NISM XV Valuation & Ratios — Practice Questions
Master valuation and financial ratios for the NISM Series XV Research Analyst exam — DCF, relative valuation, P/E, P/B, EV/EBITDA, ROE, CAGR and more, with worked explanations.
172 questions on Valuation & Ratios in the ScoreSetu bank — each with a detailed explanation and, where useful, a memory hook.
What this topic covers
- DCF & intrinsic value
- Relative valuation (P/E, P/B, EV/EBITDA)
- Profitability & leverage ratios
- CAGR, ROE, ROCE
Free sample questions
1. The Return on Capital Employed (ROCE) of company M/s. Hightech Industries Ltd. is 8% and the cost of debt is 10%. What will be the most likely Return on Equity (ROE)?
- A. ROE is likely to be below 8% ✅
- B. ROE is likely to be above 10%
- C. ROE will be 2%
- D. ROE will be between 8 to 10%
Answer: A — ROE is likely to be below 8%
Why: ROCE is 8% but the cost of debt is 10%. Since the company earns less on its capital than it pays on borrowings, debt reduces overall returns. This drags down shareholder returns, so the ROE will end up below 8%. In other words : ROCE shows how efficiently the company earns on total capital, while cost of debt is what it pays on borrowings. Here, the company earns 8% but pays 10% on debt, so borrowing is costlier than returns. This creates negative leverage, which reduces returns for equity shareholders (ROE). Hence, the ROE will be lower than 8%.
💡 If ROCE < cost of debt -> leverage HURTS -> ROE falls BELOW ROCE.
2. As per the rules of SEBI, the chairman of the Remuneration Committee should be _______ .
- A. An Independent director ✅
- B. An Executive director
- C. The Chairman of the Board
- D. A Non Executive director
Answer: A — An Independent director
Why: The remuneration committee decides the remuneration of directors and senior management. Ideally, the committee should comprise entirely of independent directors. SEBI regulation currently stipulates that all members should be non-executive directors and the chairman of the committee should be independent director .
💡 Remuneration Committee chair = INDEPENDENT director. (Remuneration -> Reliable -> Independent).

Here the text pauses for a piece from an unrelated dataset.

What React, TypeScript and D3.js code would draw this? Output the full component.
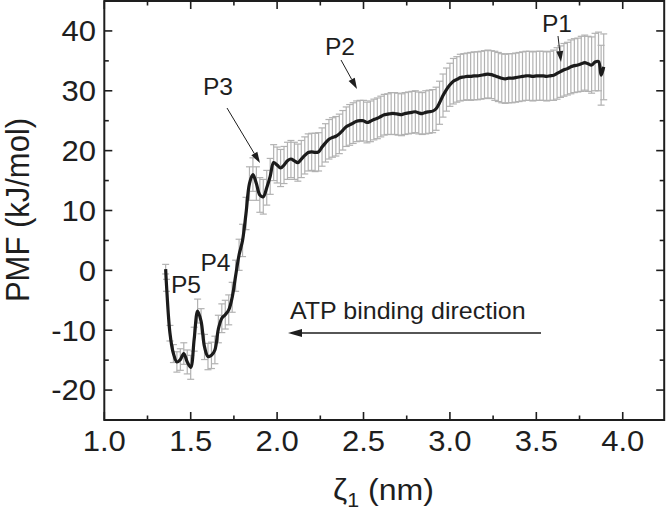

3. Find out the Cost of Equity if the risk free rate is 7%, the market risk premium is 9% and the Beta is 0.60.
- A. 8.1%
- B. 13.8%
- C. 10.5%
- D. 12.4% ✅
Answer: D — 12.4%
Why: To find the Cost of Equity, we use the Capital Asset Pricing Model (CAPM) formula: Cost of Equity = Rf + β × (Rm−Rf) Where: Rf = Risk-free rate = 7% Rm − Rf = Market risk premium = 9% (Note : ' Rm − Rf' ie. the Market risk premium, is directly given as 9%) β = Beta = 0.60 Substituting the value : Cost of Equity = 7% + ( 0.60 × 9% ) = 7% + 5.4% = 12.4%
💡 Market risk = losses from overall market/price falls (systematic).